“LITTLE HOCKING — Little Hocking Water Association notified its customers on Monday that the unregulated compound known as GenX was detected in its pretreated water, said association General Manager Jon T. Hanning.

Pretreated water is the water from the wellfield before it enters the granular-activated carbon treatment beds.

The testing did not detect GenX in the finished water that Little Hocking customers use and drink, Hanning said…

Hanning said Little Hocking is taking immediate steps to verify the Chemours sampling results and the protocols and procedures used. He urged customers to share the information with others who use the water and may not have received the notice directly (for example, apartment and nursing home residents, schools and businesses) by posting or distributing the notice.
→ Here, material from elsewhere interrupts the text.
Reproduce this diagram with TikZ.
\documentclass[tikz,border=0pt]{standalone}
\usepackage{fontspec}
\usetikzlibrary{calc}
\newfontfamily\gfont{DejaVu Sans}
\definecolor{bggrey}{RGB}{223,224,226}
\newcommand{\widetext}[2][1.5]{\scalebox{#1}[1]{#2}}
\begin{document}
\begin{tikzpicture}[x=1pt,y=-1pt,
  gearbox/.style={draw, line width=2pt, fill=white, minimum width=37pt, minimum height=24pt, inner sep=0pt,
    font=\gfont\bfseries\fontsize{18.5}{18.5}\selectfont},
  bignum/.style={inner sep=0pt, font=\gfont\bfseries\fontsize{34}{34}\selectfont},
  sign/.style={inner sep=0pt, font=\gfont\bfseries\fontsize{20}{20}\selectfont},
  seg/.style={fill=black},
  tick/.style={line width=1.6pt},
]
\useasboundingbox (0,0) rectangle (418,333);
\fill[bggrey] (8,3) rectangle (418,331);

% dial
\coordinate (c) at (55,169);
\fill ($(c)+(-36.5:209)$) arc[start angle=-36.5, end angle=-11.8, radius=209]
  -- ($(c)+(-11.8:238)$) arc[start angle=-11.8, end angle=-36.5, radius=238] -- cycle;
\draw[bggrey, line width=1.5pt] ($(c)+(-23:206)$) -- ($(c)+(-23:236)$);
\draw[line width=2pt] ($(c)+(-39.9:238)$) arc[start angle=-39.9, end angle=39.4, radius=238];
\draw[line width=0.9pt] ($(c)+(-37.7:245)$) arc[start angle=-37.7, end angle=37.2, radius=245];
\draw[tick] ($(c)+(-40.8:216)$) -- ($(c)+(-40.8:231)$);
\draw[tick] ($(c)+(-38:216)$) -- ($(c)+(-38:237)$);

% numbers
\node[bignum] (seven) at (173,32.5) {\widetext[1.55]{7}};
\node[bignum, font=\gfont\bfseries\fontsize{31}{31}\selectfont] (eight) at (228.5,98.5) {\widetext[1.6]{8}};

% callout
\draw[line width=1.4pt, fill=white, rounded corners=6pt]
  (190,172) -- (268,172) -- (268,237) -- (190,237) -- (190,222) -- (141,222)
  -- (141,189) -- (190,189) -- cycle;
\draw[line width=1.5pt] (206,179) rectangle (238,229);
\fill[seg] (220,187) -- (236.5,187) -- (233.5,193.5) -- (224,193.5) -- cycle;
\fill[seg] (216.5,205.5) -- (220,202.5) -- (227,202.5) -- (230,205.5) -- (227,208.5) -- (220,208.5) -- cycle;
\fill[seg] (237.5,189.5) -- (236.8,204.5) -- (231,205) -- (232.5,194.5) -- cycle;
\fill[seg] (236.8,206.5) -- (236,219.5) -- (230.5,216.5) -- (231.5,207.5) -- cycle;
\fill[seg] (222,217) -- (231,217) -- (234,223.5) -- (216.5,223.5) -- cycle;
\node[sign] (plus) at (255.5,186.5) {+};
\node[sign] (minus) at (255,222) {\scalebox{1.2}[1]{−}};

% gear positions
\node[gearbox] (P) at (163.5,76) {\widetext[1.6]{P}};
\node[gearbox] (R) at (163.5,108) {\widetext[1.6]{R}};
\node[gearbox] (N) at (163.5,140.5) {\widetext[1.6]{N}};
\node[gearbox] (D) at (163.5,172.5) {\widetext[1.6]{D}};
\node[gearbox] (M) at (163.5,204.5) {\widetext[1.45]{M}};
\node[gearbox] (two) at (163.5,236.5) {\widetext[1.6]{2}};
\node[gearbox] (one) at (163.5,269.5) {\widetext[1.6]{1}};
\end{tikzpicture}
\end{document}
Hanning said customers should check for updates at littlehockingwater.org.

GenX is the chemical that DuPont and its spinoff, Chemours, have been using to replace C8, also known as PFOA, Hanning said. C8 was used to make Teflon at Chemours’ Washington Works plant in Wood County until it was replaced by GenX…

After GenX was detected in three on-site production wells and one on-site drinking water well at Washington Works, U.S. EPA asked Chemours to test local water supplies, including Little Hocking’s, Hanning said.

Chemours conducted the sampling on Feb. 19 and Little Hocking received the results in March. GenX was present in Little Hocking’s pretreated water at 32 parts per trillion (ppt), said Hanning. GenX was not detected in Little Hocking’s water between and after running through its carbon beds for treatment, he said…

GenX is in the same class of chemicals as C8, known as per- and polyfluoroalkyl substances, or PFAS. GenX shares some of C8’s chemical properties, Hanning said.

‘Even though GenX was not detected in our finished water when this single test was taken, there are scientific concerns about the effectiveness of carbon treatment at removing GenX,’ Hanning said.

In 2002, Little Hocking learned that its wellfield had been contaminated by C8. DuPont provided bottled water and eventually carbon treatment to remove the C8 from Little Hocking’s drinking water, Hanning noted.”